**INPUT ROWS**
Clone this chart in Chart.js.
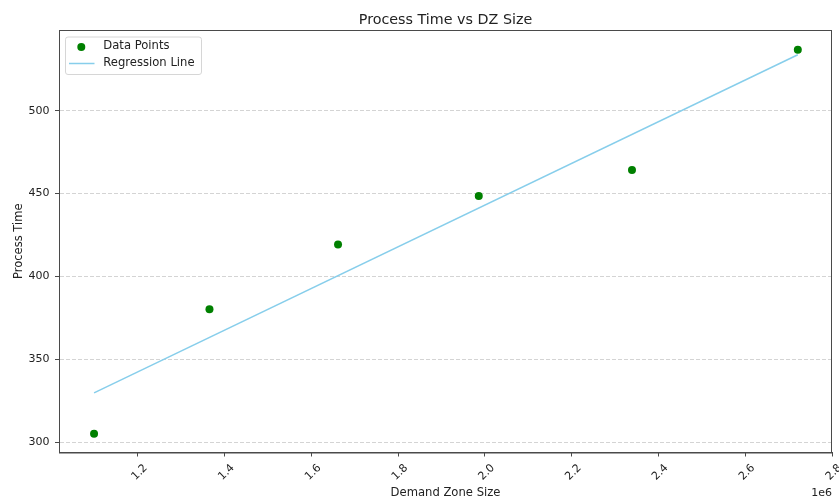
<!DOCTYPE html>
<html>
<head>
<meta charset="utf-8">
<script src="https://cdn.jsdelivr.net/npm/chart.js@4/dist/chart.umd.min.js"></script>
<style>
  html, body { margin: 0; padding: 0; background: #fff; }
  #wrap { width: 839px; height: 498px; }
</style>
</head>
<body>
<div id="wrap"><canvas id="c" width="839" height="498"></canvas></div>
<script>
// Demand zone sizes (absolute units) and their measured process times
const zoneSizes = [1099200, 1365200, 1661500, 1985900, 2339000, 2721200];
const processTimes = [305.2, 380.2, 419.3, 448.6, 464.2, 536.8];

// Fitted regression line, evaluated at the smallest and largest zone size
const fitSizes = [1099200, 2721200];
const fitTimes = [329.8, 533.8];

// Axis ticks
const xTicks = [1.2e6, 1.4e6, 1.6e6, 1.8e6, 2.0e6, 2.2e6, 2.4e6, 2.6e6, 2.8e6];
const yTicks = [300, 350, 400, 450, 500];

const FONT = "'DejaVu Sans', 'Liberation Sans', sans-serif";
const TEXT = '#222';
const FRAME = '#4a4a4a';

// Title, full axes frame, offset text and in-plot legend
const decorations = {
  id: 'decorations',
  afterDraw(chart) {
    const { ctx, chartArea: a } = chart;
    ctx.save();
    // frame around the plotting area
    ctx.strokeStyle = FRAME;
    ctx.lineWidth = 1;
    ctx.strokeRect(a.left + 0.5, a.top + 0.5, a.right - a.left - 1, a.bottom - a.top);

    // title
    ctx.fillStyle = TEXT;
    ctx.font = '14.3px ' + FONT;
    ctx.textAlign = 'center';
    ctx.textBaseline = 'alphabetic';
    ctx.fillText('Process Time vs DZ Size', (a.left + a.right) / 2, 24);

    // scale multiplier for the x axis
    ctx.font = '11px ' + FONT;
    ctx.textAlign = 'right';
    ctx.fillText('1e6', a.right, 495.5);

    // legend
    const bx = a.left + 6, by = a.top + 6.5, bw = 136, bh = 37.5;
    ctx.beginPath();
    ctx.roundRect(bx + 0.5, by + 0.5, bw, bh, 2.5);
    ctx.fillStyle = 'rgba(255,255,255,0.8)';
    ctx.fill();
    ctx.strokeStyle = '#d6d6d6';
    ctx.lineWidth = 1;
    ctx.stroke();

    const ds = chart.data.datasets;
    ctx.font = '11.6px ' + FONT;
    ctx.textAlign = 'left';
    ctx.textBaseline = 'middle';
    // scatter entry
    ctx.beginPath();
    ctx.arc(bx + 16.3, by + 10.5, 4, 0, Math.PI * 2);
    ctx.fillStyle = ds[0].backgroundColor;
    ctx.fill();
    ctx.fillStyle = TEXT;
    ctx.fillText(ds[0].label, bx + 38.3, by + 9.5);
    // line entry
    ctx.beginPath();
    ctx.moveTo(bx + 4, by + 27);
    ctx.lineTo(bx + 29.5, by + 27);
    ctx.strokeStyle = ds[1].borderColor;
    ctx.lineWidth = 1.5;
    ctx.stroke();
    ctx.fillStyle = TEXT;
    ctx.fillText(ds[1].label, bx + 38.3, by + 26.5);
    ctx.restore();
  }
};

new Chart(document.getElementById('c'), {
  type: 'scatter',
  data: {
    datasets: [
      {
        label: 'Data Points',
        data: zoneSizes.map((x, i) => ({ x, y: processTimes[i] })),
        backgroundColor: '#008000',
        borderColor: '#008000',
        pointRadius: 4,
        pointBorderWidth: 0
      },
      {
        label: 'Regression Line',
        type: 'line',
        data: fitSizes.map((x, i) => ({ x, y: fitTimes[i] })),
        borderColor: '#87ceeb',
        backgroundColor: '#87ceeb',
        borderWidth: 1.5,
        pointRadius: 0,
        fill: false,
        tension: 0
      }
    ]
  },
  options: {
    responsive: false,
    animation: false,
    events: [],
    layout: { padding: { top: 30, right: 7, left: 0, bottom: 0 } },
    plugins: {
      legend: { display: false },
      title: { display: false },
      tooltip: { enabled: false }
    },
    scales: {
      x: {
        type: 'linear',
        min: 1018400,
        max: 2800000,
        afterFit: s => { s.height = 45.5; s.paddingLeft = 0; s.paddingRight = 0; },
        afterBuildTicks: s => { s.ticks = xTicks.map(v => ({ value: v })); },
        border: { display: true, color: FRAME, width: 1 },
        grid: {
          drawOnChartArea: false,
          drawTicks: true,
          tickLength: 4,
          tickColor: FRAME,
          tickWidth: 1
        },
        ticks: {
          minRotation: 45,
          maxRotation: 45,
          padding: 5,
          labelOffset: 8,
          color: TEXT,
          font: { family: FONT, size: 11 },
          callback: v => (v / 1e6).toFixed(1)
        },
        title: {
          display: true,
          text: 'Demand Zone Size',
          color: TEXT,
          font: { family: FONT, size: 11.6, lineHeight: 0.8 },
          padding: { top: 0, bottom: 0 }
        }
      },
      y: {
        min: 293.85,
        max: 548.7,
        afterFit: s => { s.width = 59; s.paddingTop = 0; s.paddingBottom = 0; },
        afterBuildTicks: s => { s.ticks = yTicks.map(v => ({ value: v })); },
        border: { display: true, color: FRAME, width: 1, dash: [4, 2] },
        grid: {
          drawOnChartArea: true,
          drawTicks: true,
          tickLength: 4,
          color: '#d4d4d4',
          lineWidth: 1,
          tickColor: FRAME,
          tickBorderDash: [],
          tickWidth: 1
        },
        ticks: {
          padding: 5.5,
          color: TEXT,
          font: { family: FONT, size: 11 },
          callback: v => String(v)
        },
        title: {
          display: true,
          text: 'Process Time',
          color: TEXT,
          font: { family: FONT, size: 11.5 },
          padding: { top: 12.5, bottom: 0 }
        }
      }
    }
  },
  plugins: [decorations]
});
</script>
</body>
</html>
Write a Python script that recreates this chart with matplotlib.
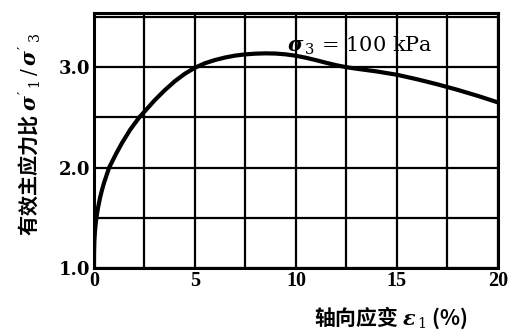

**THE EXERCISE**
The lines from the start of the data through the line that contains "ctx.strokeRect(a.left + 0.5, a.top" are to be returned exactly, please, with both ends included and every picture left out.

**THE OUTPUT**
Clone this chart in Chart.js.
<!DOCTYPE html>
<html>
<head>
<meta charset="utf-8">
<script src="https://cdn.jsdelivr.net/npm/chart.js@4/dist/chart.umd.min.js"></script>
<style>
  html, body { margin: 0; padding: 0; background: #fff; }
  #wrap { width: 839px; height: 498px; }
</style>
</head>
<body>
<div id="wrap"><canvas id="c" width="839" height="498"></canvas></div>
<script>
// Demand zone sizes (absolute units) and their measured process times
const zoneSizes = [1099200, 1365200, 1661500, 1985900, 2339000, 2721200];
const processTimes = [305.2, 380.2, 419.3, 448.6, 464.2, 536.8];

// Fitted regression line, evaluated at the smallest and largest zone size
const fitSizes = [1099200, 2721200];
const fitTimes = [329.8, 533.8];

// Axis ticks
const xTicks = [1.2e6, 1.4e6, 1.6e6, 1.8e6, 2.0e6, 2.2e6, 2.4e6, 2.6e6, 2.8e6];
const yTicks = [300, 350, 400, 450, 500];

const FONT = "'DejaVu Sans', 'Liberation Sans', sans-serif";
const TEXT = '#222';
const FRAME = '#4a4a4a';

// Title, full axes frame, offset text and in-plot legend
const decorations = {
  id: 'decorations',
  afterDraw(chart) {
    const { ctx, chartArea: a } = chart;
    ctx.save();
    // frame around the plotting area
    ctx.strokeStyle = FRAME;
    ctx.lineWidth = 1;
    ctx.strokeRect(a.left + 0.5, a.top + 0.5, a.right - a.left - 1, a.bottom - a.top);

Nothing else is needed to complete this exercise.